The plan is intended to ensure that Australia’s responses to crises overseas prioritise the rights of women and girls. The Department of Home Affairs has responsibilities under the plan, but its implementation is lagging in key areas.
Ending impunity for conflict-related sexual violence is a core part of the women, peace and security agenda. It was part of Australia’s first action plan and Australia advocates internationally on this issue. Increasing access to justice for survivors of conflict-related sexual violence is one of the four priorities of the second action plan. But over the years, various Australian policies and practices have prevented access to justice, or passively got in the way.
Conflict-related sexual violence can easily be dismissed as something that happens somewhere else, perpetrated by people from another country against people there, and therefore too difficult to prosecute. But more than 200 Australians travelled to Syria and Iraq to fight with the Islamic State terror group and other extremist organisations that perpetrated sexual violence as war crimes, crimes against humanity and genocide against Yazidis and other groups.
These foreign fighters remain subject to Division 268 of the Commonwealth Criminal Code, which covers genocide, crimes against humanity and war crimes. Because Australia is a state party to the Rome Statute of the International Criminal Court, we are obliged to investigate and prosecute these crimes in our own court system. We have failed to do so.
Some individuals have faced terrorism charges, but not genocide or gender-based violence offences. In other cases, the Australian government revoked the citizenship of individuals, leaving them at large to continue carrying out such crimes in unstable parts of the world.
I gave testimony before the Joint Parliamentary Committee on Intelligence and Security expressing concern about such decisions. Even some of those held in prisons in places such as Syria may have been set free during military operations.
The main reason why citizenship is a barrier to justice for conflict-related sexual violence is that for prosecution to occur, the perpetrator needs to be in the custody of the Australian Federal Police. Prosecution cannot be undertaken in absentia.
But other barriers to justice exist. Home Affairs’ implementation of the national action plan includes action to combat modern slavery. This issue overlaps with the WPS agenda. In 2016, the UN Security Council passed resolution 2331 reiterating the need to end impunity for conflict-related sexual violence.
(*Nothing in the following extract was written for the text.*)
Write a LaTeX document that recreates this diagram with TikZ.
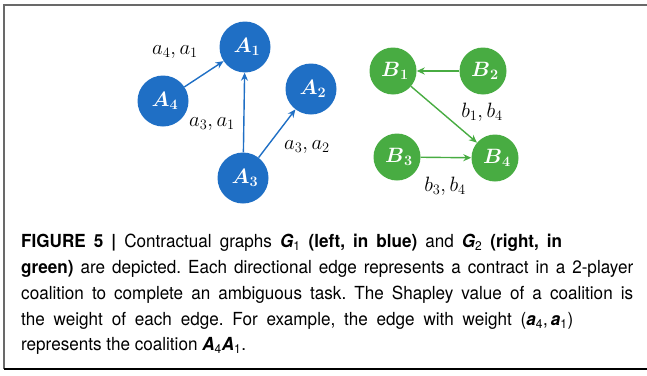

This resolution called on all member states to investigate and prosecute those responsible for human trafficking in areas of armed conflict. It recognised that such crimes ‘can be part of the strategic objectives and ideology of, and used as a tactic by, certain terrorist groups’.
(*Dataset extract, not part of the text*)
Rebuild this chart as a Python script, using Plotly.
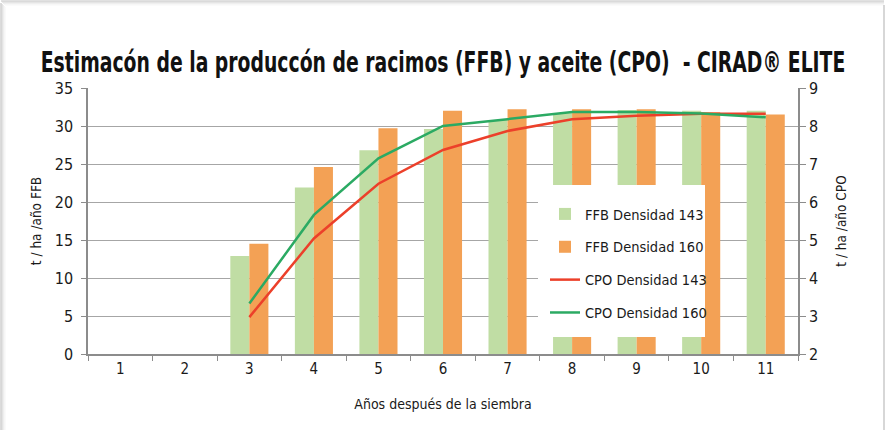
import plotly.graph_objects as go

years = ["1", "2", "3", "4", "5", "6", "7", "8", "9", "10", "11"]
ffb_143 = [None, None, 12.9, 21.9, 26.8, 29.6, 30.8, 31.7, 32.1, 32.0, 32.0]
ffb_160 = [None, None, 14.5, 24.6, 29.7, 32.0, 32.2, 32.2, 32.2, 31.8, 31.5]
cpo_years = ["3", "4", "5", "6", "7", "8", "9", "10", "11"]
cpo_143 = [2.97, 5.04, 6.48, 7.37, 7.87, 8.18, 8.27, 8.32, 8.32]
cpo_160 = [3.33, 5.66, 7.15, 8.0, 8.18, 8.37, 8.37, 8.33, 8.23]

title_text = "Estimacón de la produccón de racimos (FFB) y aceite (CPO)  - CIRAD® ELITE"
FONT = "DejaVu Sans Condensed, Liberation Sans Narrow, Arial Narrow, sans-serif"

W, H = 885, 430
L, R, T, B = 88, 798, 88, 354


def px(x):
    return (x - L) / (R - L)


def py(y):
    return (B - y) / (B - T)


fig = go.Figure()
fig.add_trace(go.Bar(x=years, y=ffb_143, name="FFB Densidad 143",
                     marker=dict(color="#C0DDA4", line=dict(width=0)),
                     legendgroup="a"))
fig.add_trace(go.Bar(x=years, y=ffb_160, name="FFB Densidad 160",
                     marker=dict(color="#F3A155", line=dict(width=0)),
                     legendgroup="b"))
fig.add_trace(go.Scatter(x=cpo_years, y=cpo_143, name="CPO Densidad 143", yaxis="y2",
                         mode="lines", line=dict(color="#EC402A", width=2.5),
                         legendgroup="c"))
fig.add_trace(go.Scatter(x=cpo_years, y=cpo_160, name="CPO Densidad 160", yaxis="y2",
                         mode="lines", line=dict(color="#2BAA63", width=2.5),
                         legendgroup="d"))

shapes = []
# frame shadow left and top, right border
for i, c in enumerate(["#c4c4c4", "#d4d4d4", "#e2e2e2", "#eeeeee", "#f7f7f7"]):
    shapes.append(dict(type="line", xref="paper", yref="paper",
                       x0=px(1 + i), x1=px(1 + i), y0=py(3 + i), y1=py(431),
                       line=dict(color=c, width=1.2)))
    shapes.append(dict(type="line", xref="paper", yref="paper",
                       x0=px(1 + i), x1=px(884), y0=py(1 + i), y1=py(1 + i),
                       line=dict(color=c, width=1.2)))
shapes.append(dict(type="line", xref="paper", yref="paper",
                   x0=px(884), x1=px(884), y0=py(5), y1=py(431),
                   line=dict(color="#bdbdbd", width=1.2)))
# legend white box (covers bars and lines like the reference)
shapes.append(dict(type="rect", xref="paper", yref="paper", layer="above",
                   x0=px(538), x1=px(705), y0=py(337), y1=py(185),
                   fillcolor="white", line=dict(width=0)))

fig.update_layout(
    width=W, height=H,
    margin=dict(l=L, r=W - R, t=T, b=H - B, autoexpand=False),
    paper_bgcolor="white", plot_bgcolor="white",
    font=dict(family=FONT, color="#1a1a1a", size=15),
    title=dict(text=title_text, x=0.5, xref="paper", xanchor="center",
               y=1 - 62 / H, yanchor="middle", yref="container",
               font=dict(family=FONT, size=29, color="#111111", weight="bold")),
    barmode="group", bargap=0.41, bargroupgap=0,
    showlegend=True,
    legend=dict(x=px(545), y=py(198), xanchor="left", yanchor="top",
                bgcolor="rgba(0,0,0,0)", borderwidth=0, tracegroupgap=11,
                font=dict(family=FONT, size=14.5, color="#1a1a1a"),
                traceorder="grouped"),
    xaxis=dict(type="category", tickson="boundaries", ticks="outside", ticklen=5,
               tickcolor="#8c8c8c", showline=True, linecolor="#8c8c8c", linewidth=1.5,
               showgrid=False, tickfont=dict(size=15),
               title=dict(text="Años después de la siembra", font=dict(size=14), standoff=22)),
    yaxis=dict(range=[0, 35], dtick=5, ticks="outside", ticklen=5, tickcolor="#8c8c8c",
               showline=True, linecolor="#8c8c8c", linewidth=1.5, ticklabelstandoff=5,
               showgrid=True, gridcolor="#a6a6a6", gridwidth=1.3, zeroline=False,
               tickfont=dict(size=16),
               title=dict(text="t / ha /año FFB", font=dict(size=13.5), standoff=10)),
    yaxis2=dict(range=[2, 9], dtick=1, overlaying="y", side="right",
                ticks="outside", ticklen=6, tickcolor="#8c8c8c",
                showline=True, linecolor="#8c8c8c", linewidth=1.5,
                showgrid=False, zeroline=False, tickfont=dict(size=16),
                title=dict(text="t / ha /año CPO", font=dict(size=13.5), standoff=19)),
    shapes=shapes,
)

post = """
document.body.style.margin = '0px';
document.body.style.overflow = 'hidden';
var gd = document.getElementsByClassName('plotly-graph-div')[0];
function squeezeTitle() {
  var t = gd.querySelector('.gtitle');
  if (!t || t.getAttribute('data-squeezed')) { return; }
  var bb = t.getBBox();
  var target = 805;
  if (bb.width > target) {
    var s = target / bb.width;
    var cx = bb.x + bb.width / 2;
    var prev = t.getAttribute('transform') || '';
    t.setAttribute('transform', prev + ' translate(' + cx + ',0) scale(' + s + ',1) translate(' + (-cx) + ',0)');
    t.setAttribute('data-squeezed', '1');
  }
}
squeezeTitle();
if (gd.on) { gd.on('plotly_afterplot', function () { squeezeTitle(); }); }
"""

fig.write_html("out.html", post_script=post, config={"displayModeBar": False})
The Security Council went on to note that trafficking contributes to the ‘funding and sustainment’ of these organisations. My research showed that sexual slavery, and the failure of the international community to sufficiently respond, brought Islamic State up to US$111 million.
While Australia’s criminal code does account for human trafficking, including for the purposes of sexual slavery, the Modern Slavery Act, and the plan to implement it, mostly look at slavery in manufacturing. So, when that is included in Home Affairs’ implementation of the WPS agenda, it misses a large piece of the puzzle.
When Yazidi women who were held in sexual servitude by Australian man Khaled Sharrouf sought meagre access to victims-of-crime support through the New South Wales Civil and Administrative Tribunal, the tribunal found against them. The ruling was based on the fact that Sharrouf’s crimes were not ‘in and of’ New South Wales. But his crimes amounted to genocide, which has universal jurisdiction under Australian law.
Other cases have highlighted the lack of capacity of Australian judicial institutions to enforce international law in our own court systems. But that is not acceptable. Both the judicial capacity and the bureaucratic capacity to share information for the purposes of criminal accountability must be remedied. Perhaps the Australian Civil-Military Centre, which has a remit from the National Security Committee of Cabinet to improve Australia’s whole-of-government responses to conflicts and disasters overseas, could assist in this regard.
The Australian Centre for International Justice recently called for the establishment of an independent unit within the Australian Federal Police dedicated solely to the investigation of international crimes. This would go some way to remedying this shortfall. But several departments need to do much more to implement the national action plan on WPS.